Though it may seem counter-intuitive, the evolution of the green building sector has actually entailed moving back to traditional, ancient and simple practices.
In the first stages of the green building boom, a huge focus was placed on renewable energy and the opportunities this brought to buildings looking to maintain their level of energy use through a sustainable practice. This also had the upside of creating a ‘green aesthetic’ of sorts, which at the time meant visible solar panels or rooftop wind turbines.
Now, however, with the industry learning that the performance of a green building is maximised by combining green elements in a holistic manner, simply tacking on such green technologies post-development is no longer deemed the pinnacle of green practice.
Architects and designers are even further reducing the carbon footprint of their buildings by following passive solar design principles and other such means that enable the development of buildings with little or reliance on certain energy modes.
Green insulation is now spreading throughout the world, with landscape architects from all corners of the globe reveling in the newly-extended realm.
Green roofs are becoming more and more commonplace atop modern buildings. Now that the global industry is looking to evolve the industry into one that has far higher green standards – with net-zero carbon buildings becoming the green benchmark in many countries worldwide – this practice now has a chance to flourish.
In terms of function, green roofs are the world’s only completely organic and sustainable live insulation systems. The greenery protects buildings from added solar gain by both shading and insulating it, drastically lowering internal temperatures in summer and maintaining heat loads in winter. This often allows those who implement green roofs to go completely off-grid in terms of heating and cooling needs, which braings about drastic carbon and cost cutting.

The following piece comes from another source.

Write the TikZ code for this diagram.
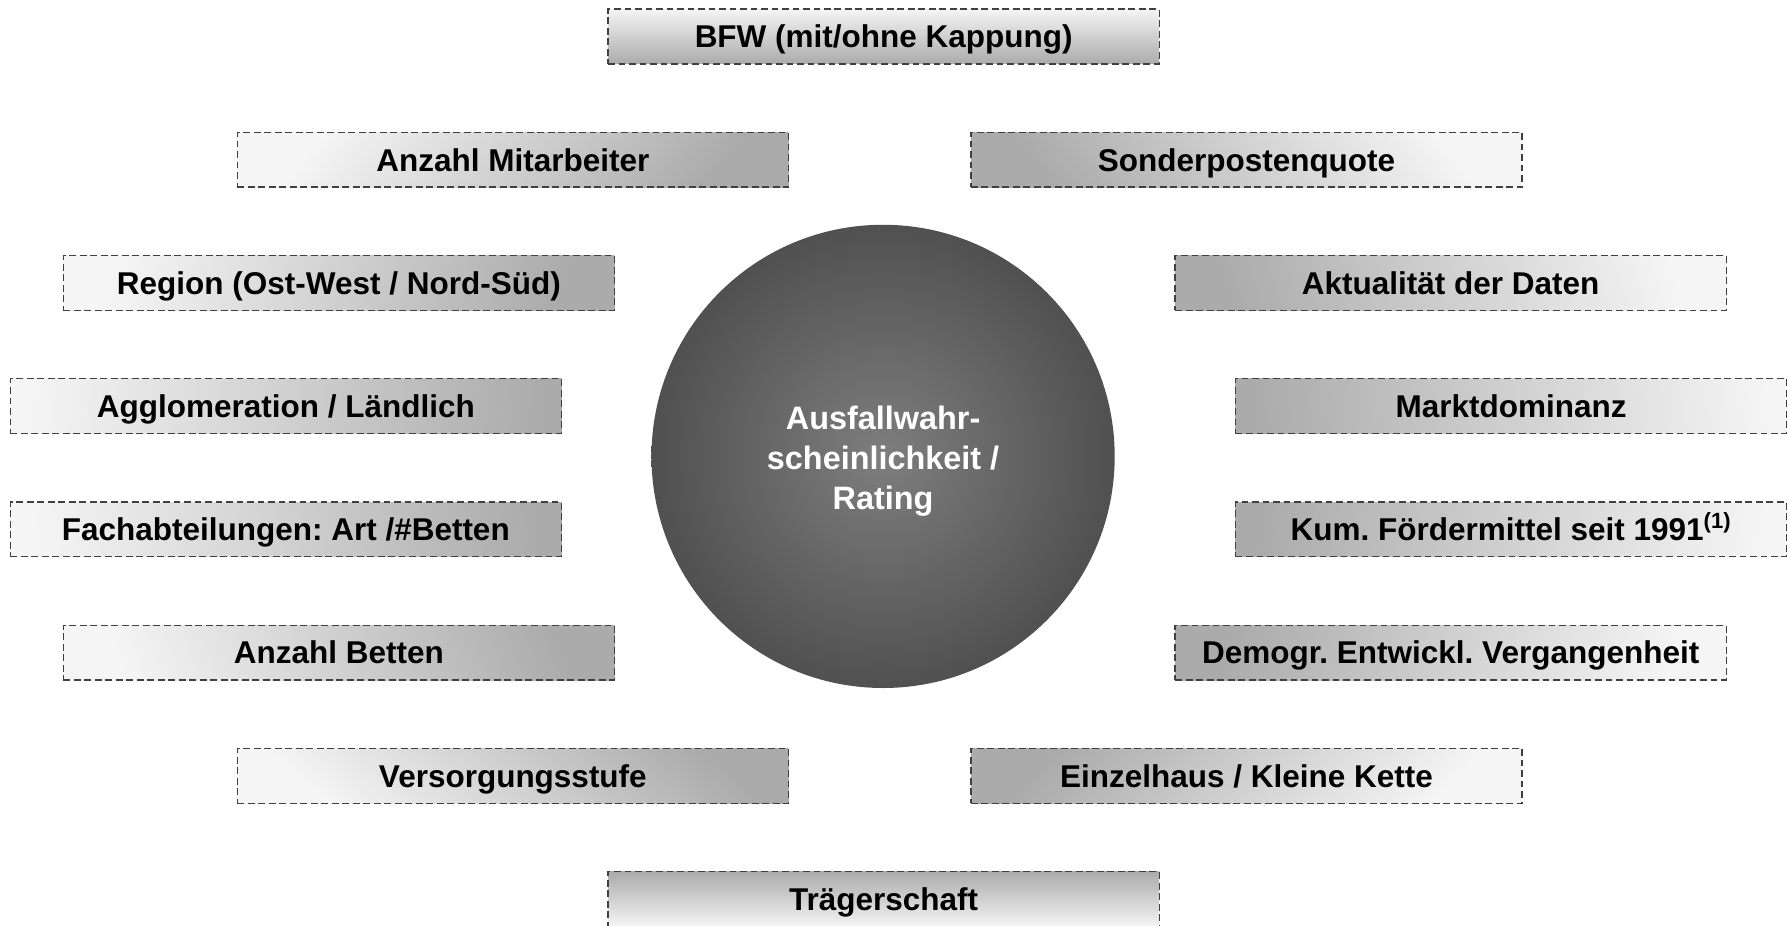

According to the Environmental Protection Agency in the United States, the addition of these green spaces can also help to reduce urban heat overall, cooling the air and filtering a number of pollutants.
Aesthetically, green roofs are as variable and unique as any design construct. Decisions on design and the types of plants included are often left completely in the hands of the landscape architect and, generally speaking, buildings are given an aesthetic boost from their original form post-implementations. Green roofs also offer added community space, offering to nurture social activity and interaction in workplaces, community centres, residential buildings and other facilities.
Green roofs are not a new concept but the industry’s understanding and acceptance of their dramatic impact and utility is growing. Covering the three tenets of holistically sustainable design in terms of their positive effects on the environment, society and economy, it is clear why their popularity is booming.